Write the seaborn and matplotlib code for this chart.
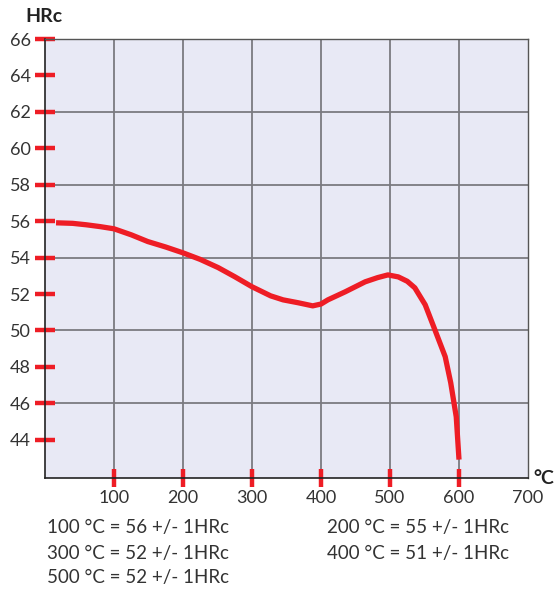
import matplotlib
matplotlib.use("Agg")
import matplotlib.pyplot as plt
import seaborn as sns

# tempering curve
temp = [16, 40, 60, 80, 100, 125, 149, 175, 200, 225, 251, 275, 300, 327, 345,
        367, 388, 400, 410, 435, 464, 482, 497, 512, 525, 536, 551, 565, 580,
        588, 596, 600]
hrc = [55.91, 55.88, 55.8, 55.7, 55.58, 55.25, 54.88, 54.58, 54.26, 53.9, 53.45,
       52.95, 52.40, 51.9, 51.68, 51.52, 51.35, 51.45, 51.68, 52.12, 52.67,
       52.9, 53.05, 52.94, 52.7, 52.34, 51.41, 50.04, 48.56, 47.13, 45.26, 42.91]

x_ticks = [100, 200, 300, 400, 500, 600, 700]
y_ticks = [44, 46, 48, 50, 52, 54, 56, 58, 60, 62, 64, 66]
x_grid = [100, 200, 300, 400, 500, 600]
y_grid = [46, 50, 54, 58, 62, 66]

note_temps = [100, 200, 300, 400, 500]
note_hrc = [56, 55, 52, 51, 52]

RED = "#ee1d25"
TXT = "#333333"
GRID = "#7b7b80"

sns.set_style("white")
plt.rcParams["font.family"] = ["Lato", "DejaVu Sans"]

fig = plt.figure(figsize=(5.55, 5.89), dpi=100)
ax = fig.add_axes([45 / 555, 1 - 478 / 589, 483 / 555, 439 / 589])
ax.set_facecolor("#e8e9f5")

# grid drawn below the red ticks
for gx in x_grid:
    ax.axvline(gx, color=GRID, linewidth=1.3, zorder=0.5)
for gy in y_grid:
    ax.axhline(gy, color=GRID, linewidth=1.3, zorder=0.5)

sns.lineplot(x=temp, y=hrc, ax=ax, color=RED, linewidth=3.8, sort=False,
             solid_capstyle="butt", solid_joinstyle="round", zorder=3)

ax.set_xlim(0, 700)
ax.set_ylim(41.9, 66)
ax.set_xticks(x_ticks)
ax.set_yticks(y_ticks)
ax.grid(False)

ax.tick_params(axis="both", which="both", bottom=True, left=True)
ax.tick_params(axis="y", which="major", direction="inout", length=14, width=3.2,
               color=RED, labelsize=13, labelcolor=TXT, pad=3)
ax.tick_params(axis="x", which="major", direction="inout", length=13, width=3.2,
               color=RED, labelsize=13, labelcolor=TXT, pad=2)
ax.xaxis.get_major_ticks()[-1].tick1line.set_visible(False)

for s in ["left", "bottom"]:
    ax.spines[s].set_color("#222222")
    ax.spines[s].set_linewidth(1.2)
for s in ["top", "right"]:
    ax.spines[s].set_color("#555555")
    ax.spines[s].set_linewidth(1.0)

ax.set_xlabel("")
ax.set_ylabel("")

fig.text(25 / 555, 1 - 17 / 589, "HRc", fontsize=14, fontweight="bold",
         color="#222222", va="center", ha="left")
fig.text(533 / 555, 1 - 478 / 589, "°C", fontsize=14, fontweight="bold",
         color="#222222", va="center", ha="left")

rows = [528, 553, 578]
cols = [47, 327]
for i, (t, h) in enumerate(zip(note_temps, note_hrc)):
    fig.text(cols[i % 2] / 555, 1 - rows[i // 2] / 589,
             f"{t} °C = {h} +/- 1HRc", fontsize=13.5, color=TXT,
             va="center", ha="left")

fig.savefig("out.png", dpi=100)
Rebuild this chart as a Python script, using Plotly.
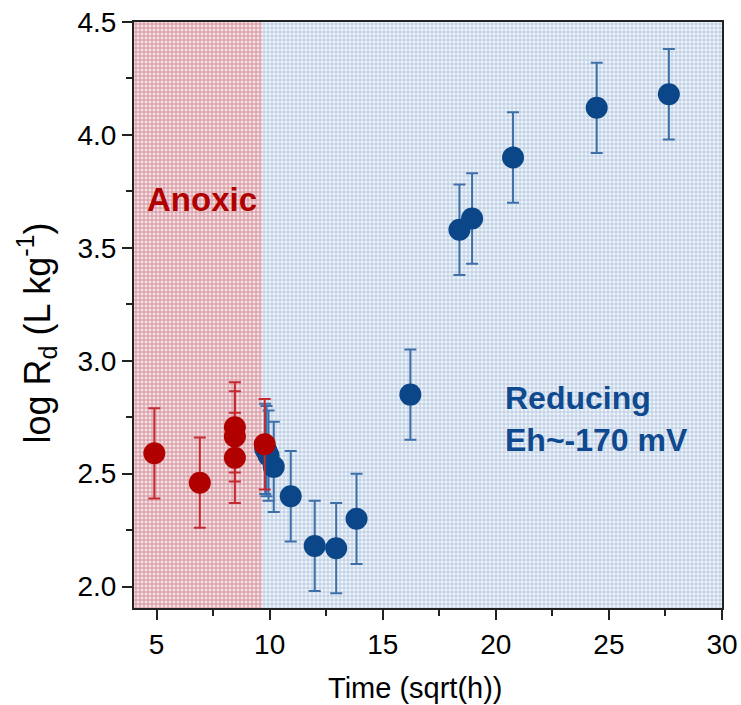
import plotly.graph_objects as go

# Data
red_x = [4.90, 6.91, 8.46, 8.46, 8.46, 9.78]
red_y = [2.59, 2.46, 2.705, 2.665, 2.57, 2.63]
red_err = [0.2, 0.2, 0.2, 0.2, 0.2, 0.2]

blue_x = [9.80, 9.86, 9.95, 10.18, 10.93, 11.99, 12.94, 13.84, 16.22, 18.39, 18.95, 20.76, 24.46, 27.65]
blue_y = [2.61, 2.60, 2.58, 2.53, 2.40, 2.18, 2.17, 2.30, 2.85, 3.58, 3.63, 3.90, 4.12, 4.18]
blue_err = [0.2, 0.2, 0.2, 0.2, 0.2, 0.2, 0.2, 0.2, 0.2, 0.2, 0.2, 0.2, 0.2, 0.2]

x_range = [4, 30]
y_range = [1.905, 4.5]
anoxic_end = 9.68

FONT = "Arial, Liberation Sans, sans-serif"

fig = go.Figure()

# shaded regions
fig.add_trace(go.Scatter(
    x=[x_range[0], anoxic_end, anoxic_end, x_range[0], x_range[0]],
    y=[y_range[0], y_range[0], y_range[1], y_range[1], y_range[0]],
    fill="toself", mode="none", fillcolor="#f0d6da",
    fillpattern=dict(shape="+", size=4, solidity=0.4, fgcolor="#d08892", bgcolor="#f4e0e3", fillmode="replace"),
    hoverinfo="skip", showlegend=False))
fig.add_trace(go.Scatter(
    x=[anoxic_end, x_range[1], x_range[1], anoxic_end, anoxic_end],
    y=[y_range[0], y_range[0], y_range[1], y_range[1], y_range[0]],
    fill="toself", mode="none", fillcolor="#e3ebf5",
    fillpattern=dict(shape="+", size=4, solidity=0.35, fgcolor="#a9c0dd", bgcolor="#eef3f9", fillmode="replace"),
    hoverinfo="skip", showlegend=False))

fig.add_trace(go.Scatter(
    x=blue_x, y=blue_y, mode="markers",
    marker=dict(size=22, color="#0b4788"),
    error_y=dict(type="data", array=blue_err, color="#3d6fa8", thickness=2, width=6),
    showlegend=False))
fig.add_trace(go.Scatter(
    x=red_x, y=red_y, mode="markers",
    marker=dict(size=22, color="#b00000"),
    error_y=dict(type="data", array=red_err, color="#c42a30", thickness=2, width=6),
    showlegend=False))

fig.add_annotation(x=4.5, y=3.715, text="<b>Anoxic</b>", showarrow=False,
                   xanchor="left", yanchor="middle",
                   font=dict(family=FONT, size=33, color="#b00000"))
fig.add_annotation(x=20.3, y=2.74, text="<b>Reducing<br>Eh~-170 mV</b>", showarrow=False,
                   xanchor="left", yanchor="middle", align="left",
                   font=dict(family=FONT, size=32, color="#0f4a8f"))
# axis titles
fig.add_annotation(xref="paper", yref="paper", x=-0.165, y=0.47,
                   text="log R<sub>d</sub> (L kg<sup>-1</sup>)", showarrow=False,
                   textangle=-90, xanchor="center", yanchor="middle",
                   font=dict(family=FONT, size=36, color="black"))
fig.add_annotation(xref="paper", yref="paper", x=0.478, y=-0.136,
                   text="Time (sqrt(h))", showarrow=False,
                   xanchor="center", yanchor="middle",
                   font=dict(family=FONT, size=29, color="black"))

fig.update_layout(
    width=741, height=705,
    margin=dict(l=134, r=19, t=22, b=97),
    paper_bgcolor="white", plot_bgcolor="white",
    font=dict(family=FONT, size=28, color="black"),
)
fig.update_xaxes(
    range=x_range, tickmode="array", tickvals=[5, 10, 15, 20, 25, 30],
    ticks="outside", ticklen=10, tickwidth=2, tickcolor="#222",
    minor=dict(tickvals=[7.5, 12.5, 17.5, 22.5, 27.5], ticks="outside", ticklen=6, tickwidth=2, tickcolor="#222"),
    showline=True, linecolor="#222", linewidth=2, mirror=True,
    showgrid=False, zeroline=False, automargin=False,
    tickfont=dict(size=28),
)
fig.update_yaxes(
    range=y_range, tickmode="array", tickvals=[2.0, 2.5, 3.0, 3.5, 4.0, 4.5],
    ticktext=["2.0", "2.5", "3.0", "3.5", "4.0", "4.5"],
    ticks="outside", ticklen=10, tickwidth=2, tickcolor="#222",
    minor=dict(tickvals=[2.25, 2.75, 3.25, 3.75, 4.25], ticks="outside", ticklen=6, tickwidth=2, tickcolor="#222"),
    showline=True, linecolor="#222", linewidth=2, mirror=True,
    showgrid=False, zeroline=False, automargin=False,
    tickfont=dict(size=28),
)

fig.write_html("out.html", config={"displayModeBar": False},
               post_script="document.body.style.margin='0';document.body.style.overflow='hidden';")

====

Going through the entries above, tally each line that has the word "matplotlib". Answer with the number only.

*Result below*: 4